In a 1990 episode of “The Oprah Winfrey Show,” the ex-wife of labor secretary nominee Andrew Puzder alleged that her husband had abused her, telling the television host that Puzder had “vowed revenge” after she went public with her accusations.

Lisa Fierstein, Puzder’s ex-wife, told Oprah in the hour-long episode (titled “High Class Battered Women”) that the former fast food restaurant executive had promised that she “will pay for” the allegations.

“He said ‘I will see you in the gutter. This will never be over,’” Fierstein says in the video, where she appears wearing a wig, sunglasses, and is identified by the pseudonym “Ann.”

“Most men who are in positions like that don’t leave marks. The damage that I sustained, you can’t see. It’s permanent - permanent damage. But there’s no mark and there never was,” she continues as the credits roll on the episode. “They don’t hit you in the face, they’re too smart. They don’t hit you in front of everyone.”

The two divorced in 1987, and months after her appearance on Oprah, Fierstein recanted her domestic abuse charges as part of a child custody agreement. Since then, she has said that she made those accusations at her lawyer’s prompting. Puzder, for his part, has denied the allegations. And according to a spokesman, his former wife has had a cordial relationship with the family now, even spending the last two Thanksgiving holidays with them.

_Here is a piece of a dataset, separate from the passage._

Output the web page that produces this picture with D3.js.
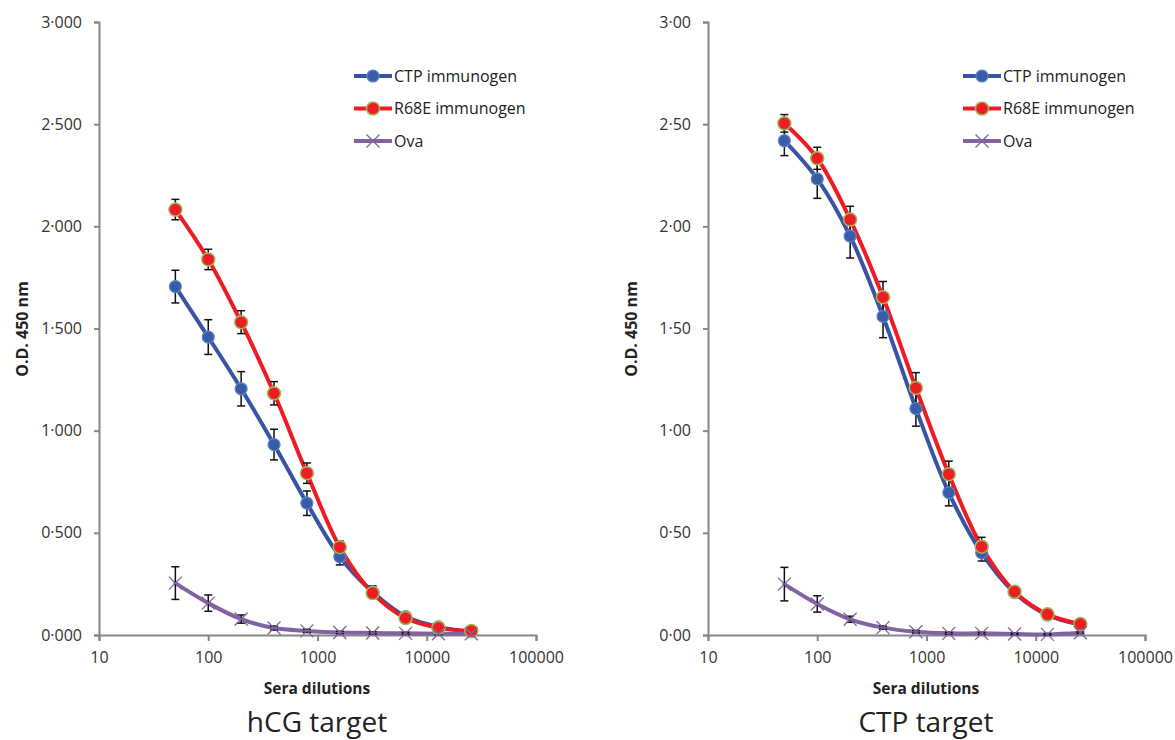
<!DOCTYPE html>
<html>
<head>
<meta charset="utf-8">
<script src="https://cdn.jsdelivr.net/npm/d3@7"></script>
<style>
  body { margin: 0; background: #fff; }
  svg { font-family: 'Open Sans', 'Noto Sans', sans-serif; }
</style>
</head>
<body>
<svg id="chart" width="1175" height="740"></svg>
<script>
const dilutions = [50, 100, 200, 400, 800, 1600, 3200, 6400, 12800, 25600]
const seriesNames = ['CTP immunogen', 'R68E immunogen', 'Ova']
const xTicks = [10, 100, 1000, 10000, 100000]

// hCG target panel
const hcgCtp = [1.705, 1.458, 1.205, 0.932, 0.645, 0.383, 0.21, 0.09, 0.04, 0.016]
const hcgCtpErr = [0.08, 0.085, 0.084, 0.075, 0.06, 0.04, 0.03, 0.015, 0.01, 0.008]
const hcgR68e = [2.082, 1.838, 1.531, 1.183, 0.792, 0.43, 0.205, 0.083, 0.035, 0.02]
const hcgR68eErr = [0.05, 0.05, 0.056, 0.057, 0.05, 0.03, 0.02, 0.01, 0.008, 0.006]
const hcgOva = [0.254, 0.156, 0.078, 0.034, 0.02, 0.012, 0.01, 0.008, 0.006, 0.006]
const hcgOvaErr = [0.08, 0.04, 0.02, 0.01, 0.008, 0.006, 0.006, 0.005, 0.005, 0.005]
const hcgYTicks = ['0·000', '0·500', '1·000', '1·500', '2·000', '2·500', '3·000']

// CTP target panel
const ctpCtp = [2.419, 2.232, 1.952, 1.559, 1.108, 0.697, 0.402, 0.207, 0.098, 0.05]
const ctpCtpErr = [0.073, 0.095, 0.107, 0.104, 0.086, 0.065, 0.04, 0.015, 0.01, 0.008]
const ctpR68e = [2.504, 2.333, 2.033, 1.653, 1.209, 0.787, 0.432, 0.212, 0.101, 0.054]
const ctpR68eErr = [0.043, 0.054, 0.065, 0.077, 0.075, 0.064, 0.046, 0.015, 0.01, 0.008]
const ctpOva = [0.249, 0.152, 0.077, 0.036, 0.016, 0.008, 0.008, 0.005, 0.003, 0.011]
const ctpOvaErr = [0.082, 0.04, 0.015, 0.008, 0.006, 0.005, 0.005, 0.004, 0.004, 0.004]
const ctpYTicks = ['0·00', '0·50', '1·00', '1·50', '2·00', '2·50', '3·00']

const colors = ['#3953a4', '#ed1c24', '#8064a2']
const svg = d3.select('#chart')

function drawPanel(cfg) {
  const x = d3.scaleLog().domain([10, 100000]).range([cfg.left, cfg.left + 437])
  const y = d3.scaleLinear().domain([0, 3]).range([635, 22])
  const g = svg.append('g')

  // y axis
  const yAxis = d3.axisLeft(y)
    .tickValues(d3.range(0, 3.01, 0.5))
    .tickSize(5)
    .tickFormat((d, i) => cfg.yTicks[i])
  const ya = g.append('g').attr('transform', 'translate(' + cfg.left + ',0)').call(yAxis)
  ya.select('.domain').attr('stroke', '#868686').attr('stroke-width', 2)
  ya.selectAll('.tick line').attr('stroke', '#868686').attr('stroke-width', 2)
  ya.selectAll('.tick text').attr('font-size', 16).attr('fill', '#333').attr('x', -17)
    .attr('font-family', "'Open Sans', sans-serif")

  // x axis
  const xAxis = d3.axisBottom(x).tickValues(xTicks).tickSize(6).tickFormat(d3.format('d'))
  const xa = g.append('g').attr('transform', 'translate(0,635)').call(xAxis)
  xa.select('.domain').attr('stroke', '#868686').attr('stroke-width', 2)
  xa.selectAll('.tick line').attr('stroke', '#868686').attr('stroke-width', 2)
  xa.selectAll('.tick text').attr('font-size', 16).attr('fill', '#333').attr('y', 17)
    .attr('font-family', "'Open Sans', sans-serif")

  // axis titles
  g.append('text')
    .text('Sera dilutions')
    .attr('x', cfg.left + 218)
    .attr('y', 694)
    .attr('font-size', 15.5)
    .attr('font-weight', 'bold')
    .attr('fill', '#222')
    .attr('text-anchor', 'middle')
  g.append('text')
    .text('O.D. 450 nm')
    .attr('transform', 'translate(' + (cfg.left - 71) + ',329) rotate(-90)')
    .attr('font-size', 16)
    .attr('font-weight', 'bold')
    .attr('fill', '#222')
    .attr('text-anchor', 'middle')
  g.append('text')
    .text(cfg.title)
    .attr('x', cfg.left + 218)
    .attr('y', 732)
    .attr('font-size', 28)
    .attr('fill', '#222')
    .attr('text-anchor', 'middle')

  const line = d3.line()
    .x(d => x(d.dil))
    .y(d => y(d.v))
    .curve(d3.curveCatmullRom.alpha(0.5))

  const series = cfg.series.map((s, k) => ({
    name: seriesNames[k],
    color: colors[k],
    pts: dilutions.map((dil, i) => ({ dil: dil, v: s.vals[i], e: s.errs[i] }))
  }))

  // lines
  series.forEach(s => {
    g.append('path')
      .datum(s.pts)
      .attr('d', line)
      .attr('fill', 'none')
      .attr('stroke', s.color)
      .attr('stroke-width', 4)
      .attr('stroke-linecap', 'round')
  })

  // error bars
  series.forEach(s => {
    const eb = g.append('g').selectAll('g').data(s.pts).enter().append('g')
    eb.append('line')
      .attr('x1', d => x(d.dil)).attr('x2', d => x(d.dil))
      .attr('y1', d => y(d.v - d.e)).attr('y2', d => y(d.v + d.e))
      .attr('stroke', '#111').attr('stroke-width', 1.5)
    eb.append('line')
      .attr('x1', d => x(d.dil) - 4).attr('x2', d => x(d.dil) + 4)
      .attr('y1', d => y(d.v + d.e)).attr('y2', d => y(d.v + d.e))
      .attr('stroke', '#111').attr('stroke-width', 1.5)
    eb.append('line')
      .attr('x1', d => x(d.dil) - 4).attr('x2', d => x(d.dil) + 4)
      .attr('y1', d => y(d.v - d.e)).attr('y2', d => y(d.v - d.e))
      .attr('stroke', '#111').attr('stroke-width', 1.5)
  })

  // markers
  series.forEach((s, k) => {
    drawMarkers(g, s.pts.map(d => [x(d.dil), y(d.v)]), k)
  })

  // legend
  const lg = g.append('g').attr('transform', 'translate(' + (cfg.left + 255) + ',0)')
  series.forEach((s, k) => {
    const ly = 76 + k * 32.5
    lg.append('line')
      .attr('x1', 0).attr('x2', 38).attr('y1', ly).attr('y2', ly)
      .attr('stroke', s.color).attr('stroke-width', 4)
    drawMarkers(lg, [[19, ly]], k)
    lg.append('text')
      .text(s.name)
      .attr('x', 40)
      .attr('y', ly + 5.5)
      .attr('font-size', 16)
      .attr('fill', '#222')
  })
}

function drawMarkers(g, pts, k) {
  if (k === 0) {
    g.selectAll(null).data(pts).enter().append('circle')
      .attr('cx', d => d[0]).attr('cy', d => d[1]).attr('r', 6)
      .attr('fill', '#3a5ba8').attr('stroke', '#5b86c5').attr('stroke-width', 1.2)
  } else if (k === 1) {
    g.selectAll(null).data(pts).enter().append('circle')
      .attr('cx', d => d[0]).attr('cy', d => d[1]).attr('r', 6.5)
      .attr('fill', '#ee1c25').attr('stroke', '#9bbb59').attr('stroke-width', 1.5)
  } else {
    const s = 6.5
    g.selectAll(null).data(pts).enter().append('path')
      .attr('d', d => 'M' + (d[0] - s) + ',' + (d[1] - s) + 'L' + (d[0] + s) + ',' + (d[1] + s) +
        'M' + (d[0] - s) + ',' + (d[1] + s) + 'L' + (d[0] + s) + ',' + (d[1] - s))
      .attr('stroke', '#8064a2').attr('stroke-width', 1.3).attr('fill', 'none')
  }
}

drawPanel({
  left: 99,
  title: 'hCG target',
  yTicks: hcgYTicks,
  series: [
    { vals: hcgCtp, errs: hcgCtpErr },
    { vals: hcgR68e, errs: hcgR68eErr },
    { vals: hcgOva, errs: hcgOvaErr }
  ]
})

drawPanel({
  left: 708,
  title: 'CTP target',
  yTicks: ctpYTicks,
  series: [
    { vals: ctpCtp, errs: ctpCtpErr },
    { vals: ctpR68e, errs: ctpR68eErr },
    { vals: ctpOva, errs: ctpOvaErr }
  ]
})
</script>
</body>
</html>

Fierstein’s comments are once more in the spotlight following Puzder’s nomination by President Trump to lead the Labor Department. And the tape, first obtained by Politico, has been viewed by at least two senators who will be questioning President Trump’s labor secretary pick in his confirmation hearing Thursday.

Sen. Patty Murray, D-Washington, addressed the video -- which she said has been made available to all members of the Senate Health, Education, Labor and Pensions (HELP) committee -- in a press conference Wednesday.

“I am personally -- as many people are -- deeply troubled by what was in that tape,” said Murray, who is the ranking member on the HELP panel. “Each senator has to evaluate the video for what they feel as they watch it.”

At least five Republicans in the Senate have not made public how they’ll vote on Puzder, CBS News’ John Nolen reports. Sens. Susan Collins of Maine, Johnny Isakson of Georgia, Lisa Murkowski of Alaska, Mike Enzi of Wyoming and Tim Scott of South Carolina -- all members of the Senate HELP committee -- have declined to state how they plan to vote until after Puzder’s hearing. (Most of the senators have indicated they don’t typically comment with their vote ahead of hearings.)

Collins told reporters earlier this week that she had seen the Oprah tape and was “reviewing the other information that has come to light.”

Murray, the Washington Democrat, said that the committee also had other considerations when weighing Puzder’s nomination, including revelations that he had employed an undocumented immigrant and reported instances of sexual harassment at the fast food chains owned by CKE Restaurants like Hardee’s and Carl’s Jr.

In the news conference, Murray said Puzder’s senior employees had called the work place “patriarchal” and “a good old boys’ club” where women were “made to feel like the help.”

Referencing Carl’s Jr. ads depicting scantily-clad women eating hamburgers, Murray lambasted the CKE promotions as “disgusting and degrading.”

“A corporate culture grounded in objectifying women has no place in our government,” she said.

When asked whether the Oprah tape would be brought up in Thursday’s confirmation hearing for Puzder, Murray replied: “There is a lot to bring up tomorrow…I think there are many things in this man’s record.”